Written problem
Quote the whole listing word for word. Do not include the pictures.
#### Data provided
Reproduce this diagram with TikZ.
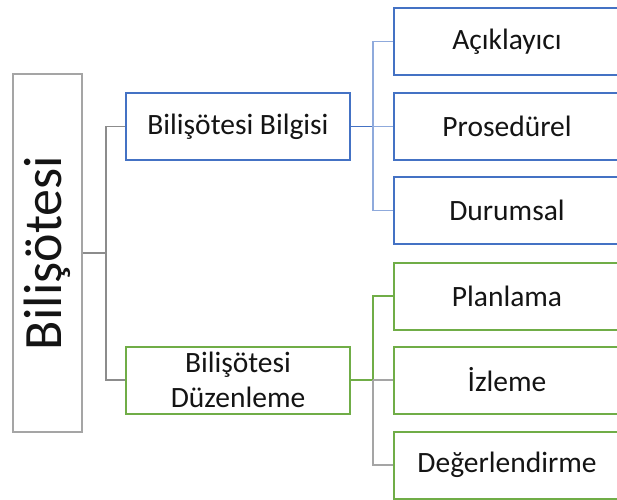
\documentclass[tikz,border=0pt]{standalone}
\usepackage{fontspec}
\setmainfont{Carlito}
\usetikzlibrary{positioning, calc}
\usepackage{xcolor}
\definecolor{bRoot}{RGB}{165, 165, 165}
\definecolor{lRoot}{RGB}{140, 140, 140}
\definecolor{bBlue}{RGB}{68, 114, 196}
\definecolor{lBlue}{RGB}{143, 170, 220}
\definecolor{bGreen}{RGB}{112, 173, 71}
\definecolor{tDark}{RGB}{20, 20, 20}

\begin{document}
\begin{tikzpicture}[
    x=1pt, y=-1pt,
    font=\fontsize{29.5}{35}\selectfont,
    block/.style={
        draw=#1,
        line width=2pt,
        fill=white,
        align=center,
        text=tDark,
        inner sep=0pt
    },
    leaf/.style={block=#1, minimum width=226pt, minimum height=67pt},
    mid/.style={block=#1, minimum width=224pt, minimum height=67pt},
    link/.style={line width=1.6pt, color=#1}
]

\useasboundingbox (0,0) rectangle (617,499);
\clip (0,0) rectangle (617,499);

\node[block=bRoot, minimum width=69pt, minimum height=358pt] (root) at (47.5, 253) {};
\node[font=\fontsize{54}{60}\selectfont, text=tDark, rotate=90] (rootlbl) at (root.center) {Bilişötesi};

\node[mid=bBlue] (bilgi) at (238, 126.5) {Bilişötesi Bilgisi};
\node[mid=bGreen] (duzen) at (238, 380) {Bilişötesi\\Düzenleme};

% Bilgi leaves
\node[leaf=bBlue] (acik) at (507, 41.5) {Açıklayıcı};
\node[leaf=bBlue] (pros) at (507, 126.5) {Prosedürel};
\node[leaf=bBlue] (durum) at (507, 210.5) {Durumsal};

% Düzenleme leaves
\node[leaf=bGreen] (plan) at (507, 296) {Planlama};
\node[leaf=bGreen] (izle) at (507, 380) {İzleme};
\node[leaf=bGreen] (deger) at (507, 465) {Değerlendirme};

\draw[link=lRoot] (root.east) -- ++(23,0) coordinate (rj);
\draw[link=lRoot] (bilgi.west) -| (rj) |- (duzen.west);

\draw[link=bBlue] (bilgi.east) -- ++(22,0) coordinate (bj);
\draw[link=lBlue] (acik.west) -| (bj) |- (durum.west);
\draw[link=lBlue] (bj) -- (pros.west);

\draw[link=bGreen] (duzen.east) -- ++(22,0) coordinate (gj);
\draw[link=bGreen] (plan.west) -| (gj);
\draw[link=bRoot] (gj) |- (deger.west);
\draw[link=bRoot] (gj) -- (izle.west);

\end{tikzpicture}
\end{document}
########
Completed task
Reproduce this diagram with TikZ.
\documentclass[tikz,border=0pt]{standalone}
\usepackage{fontspec}
\setmainfont{Carlito}
\usetikzlibrary{positioning, calc}
\usepackage{xcolor}
\definecolor{bRoot}{RGB}{165, 165, 165}
\definecolor{lRoot}{RGB}{140, 140, 140}
\definecolor{bBlue}{RGB}{68, 114, 196}
\definecolor{lBlue}{RGB}{143, 170, 220}
\definecolor{bGreen}{RGB}{112, 173, 71}
\definecolor{tDark}{RGB}{20, 20, 20}

\begin{document}
\begin{tikzpicture}[
    x=1pt, y=-1pt,
    font=\fontsize{29.5}{35}\selectfont,
    block/.style={
        draw=#1,
        line width=2pt,
        fill=white,
        align=center,
        text=tDark,
        inner sep=0pt
    },
    leaf/.style={block=#1, minimum width=226pt, minimum height=67pt},
    mid/.style={block=#1, minimum width=224pt, minimum height=67pt},
    link/.style={line width=1.6pt, color=#1}
]

\useasboundingbox (0,0) rectangle (617,499);
\clip (0,0) rectangle (617,499);

\node[block=bRoot, minimum width=69pt, minimum height=358pt] (root) at (47.5, 253) {};
\node[font=\fontsize{54}{60}\selectfont, text=tDark, rotate=90] (rootlbl) at (root.center) {Bilişötesi};

\node[mid=bBlue] (bilgi) at (238, 126.5) {Bilişötesi Bilgisi};
\node[mid=bGreen] (duzen) at (238, 380) {Bilişötesi\\Düzenleme};

% Bilgi leaves
\node[leaf=bBlue] (acik) at (507, 41.5) {Açıklayıcı};
\node[leaf=bBlue] (pros) at (507, 126.5) {Prosedürel};
\node[leaf=bBlue] (durum) at (507, 210.5) {Durumsal};

% Düzenleme leaves
\node[leaf=bGreen] (plan) at (507, 296) {Planlama};
\node[leaf=bGreen] (izle) at (507, 380) {İzleme};
\node[leaf=bGreen] (deger) at (507, 465) {Değerlendirme};

\draw[link=lRoot] (root.east) -- ++(23,0) coordinate (rj);
\draw[link=lRoot] (bilgi.west) -| (rj) |- (duzen.west);

\draw[link=bBlue] (bilgi.east) -- ++(22,0) coordinate (bj);
\draw[link=lBlue] (acik.west) -| (bj) |- (durum.west);
\draw[link=lBlue] (bj) -- (pros.west);

\draw[link=bGreen] (duzen.east) -- ++(22,0) coordinate (gj);
\draw[link=bGreen] (plan.west) -| (gj);
\draw[link=bRoot] (gj) |- (deger.west);
\draw[link=bRoot] (gj) -- (izle.west);

\end{tikzpicture}
\end{document}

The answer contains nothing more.